Karin Peham-Strauß: We have already filled the National Qualification Framework in Austria with our descriptions of Open Youth Work. For a better education and training in Austria, different people of the "Community of Practice" would have to sit down at one table. We can imagine that we will strengthen this exchange now that financial possibilities are available to fill the Bonn process with life. Maybe there will be a separate network event or conference.

Stephanie Deimel: As bOJA, we are planning a conference for November in Perg, Upper Austria, with 200 people, including representatives of POYWE and some international participants. We also want to present and discuss the Youth Work Agenda. On this basis, a working group will think through our own strategic directions.

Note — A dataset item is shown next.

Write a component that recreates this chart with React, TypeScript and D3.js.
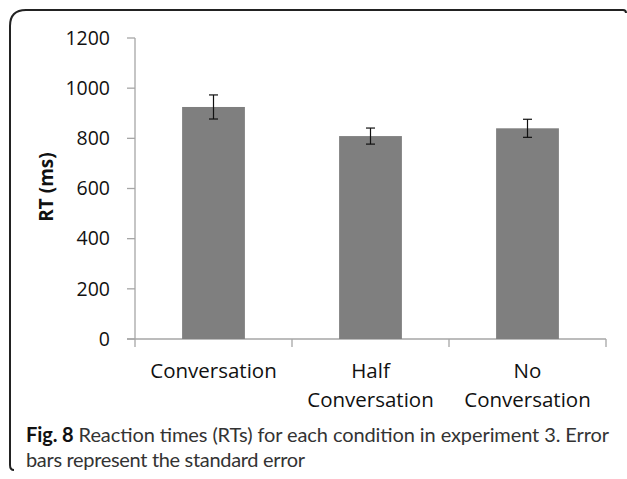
import React from "react";
import * as d3 from "d3";

const categories: string[][] = [["Conversation"], ["Half", "Conversation"], ["No", "Conversation"]];
const means: number[] = [925, 809, 840];
const errors: number[] = [48, 32, 36];
const yTicks: number[] = [0, 200, 400, 600, 800, 1000, 1200];
const yLabel = "RT (ms)";
const captionBold = "Fig. 8";
const captionLine1 = " Reaction times (RTs) for each condition in experiment 3. Error";
const captionLine2 = "bars represent the standard error";

const W = 627;
const H = 479;
const FONT = "'Open Sans', 'Segoe UI', sans-serif";
const CAP_FONT = "Lato, 'Open Sans', sans-serif";

export default function App() {
  const left = 135, right = 606, top = 38, bottom = 339;
  const x = d3.scaleBand<number>().domain(d3.range(categories.length)).range([left, right]).paddingInner(0).paddingOuter(0);
  const y = d3.scaleLinear().domain([0, 1200]).range([bottom, top]);
  const barW = x.bandwidth() * 0.4;
  const axisColor = "#a6a6a6";
  const boundaries = d3.range(categories.length + 1).map((i) => left + i * x.bandwidth());

  return (
    <svg width={W} height={H} style={{ position: "absolute", left: 0, top: 0, display: "block" }}>
      <rect x={0} y={0} width={W} height={H} fill="#fff" />
      {/* frame (top and left with rounded corners) */}
      <path
        d={`M 14 470 Q 10 470 10 465 L 10 26 Q 10 10 26 10 L 623 10 Q 626 10 626 13`}
        fill="none"
        stroke="#222"
        strokeWidth={2}
      />
      {/* y axis */}
      <line x1={left} x2={left} y1={y(1200)} y2={y(0)} stroke={axisColor} strokeWidth={1.3} />
      {yTicks.map((t) => (
        <g key={t}>
          <line x1={left - 8} x2={left} y1={y(t)} y2={y(t)} stroke={axisColor} strokeWidth={1.3} />
          <text x={110} y={y(t)} dy="0.35em" textAnchor="end" fontFamily={FONT} fontSize={19.5} fill="#111">
            {t}
          </text>
        </g>
      ))}
      {/* x axis */}
      <line x1={left - 8} x2={right} y1={y(0)} y2={y(0)} stroke={axisColor} strokeWidth={1.3} />
      {boundaries.map((b, i) => (
        <line key={i} x1={b} x2={b} y1={y(0)} y2={y(0) + 8} stroke={axisColor} strokeWidth={1.3} />
      ))}
      {/* bars */}
      {means.map((m, i) => {
        const cx = (x(i) as number) + x.bandwidth() / 2;
        return (
          <g key={i}>
            <rect x={cx - barW / 2} y={y(m)} width={barW} height={y(0) - y(m)} fill="#7f7f7f" />
            <line x1={cx} x2={cx} y1={y(m + errors[i])} y2={y(m - errors[i])} stroke="#111" strokeWidth={1.2} />
            <line x1={cx - 4.5} x2={cx + 4.5} y1={y(m + errors[i])} y2={y(m + errors[i])} stroke="#111" strokeWidth={1.2} />
            <line x1={cx - 4.5} x2={cx + 4.5} y1={y(m - errors[i])} y2={y(m - errors[i])} stroke="#111" strokeWidth={1.2} />
          </g>
        );
      })}
      {/* x labels */}
      {categories.map((lines, i) => {
        const cx = (x(i) as number) + x.bandwidth() / 2;
        return lines.map((ln, j) => (
          <text key={`${i}-${j}`} x={cx} y={378 + j * 29} textAnchor="middle" fontFamily={FONT} fontSize={20.5} fill="#111">
            {ln}
          </text>
        ));
      })}
      {/* y label */}
      <text
        transform={`translate(53, 187) rotate(-90)`}
        textAnchor="middle"
        fontFamily={FONT}
        fontSize={19}
        fontWeight="bold"
        fill="#111"
      >
        {yLabel}
      </text>
      {/* caption */}
      <text x={26} y={442} fontFamily={CAP_FONT} fontSize={20} fill="#333" textLength={583} lengthAdjust="spacing">
        <tspan fontWeight="bold" fill="#111">{captionBold}</tspan>
        <tspan>{captionLine1}</tspan>
      </text>
      <text x={26} y={467} fontFamily={CAP_FONT} fontSize={20} fill="#333" textLength={279} lengthAdjust="spacing">
        {captionLine2}
      </text>
    </svg>
  );
}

Marc Boes: In Austria it's all pretty well organised. But it is not like that everywhere. When we think about the Bonn Process and the Youth Work Agenda, we also have to consider that there are still countries in Europe where certain forms of youth work have never been practised. There is a very uneven playing field. The countries that are already ahead want more. And other countries may think professional youth work is difficult or not possible here.

JfE: As a European network, do you have a kind of professional description?

Marc Boes: Two years ago, together with nine other partners in the network, we wrote a Declaration of Principles for professional open youth work. An agreement at the European level can be used as an argument to change or improve things at the local level.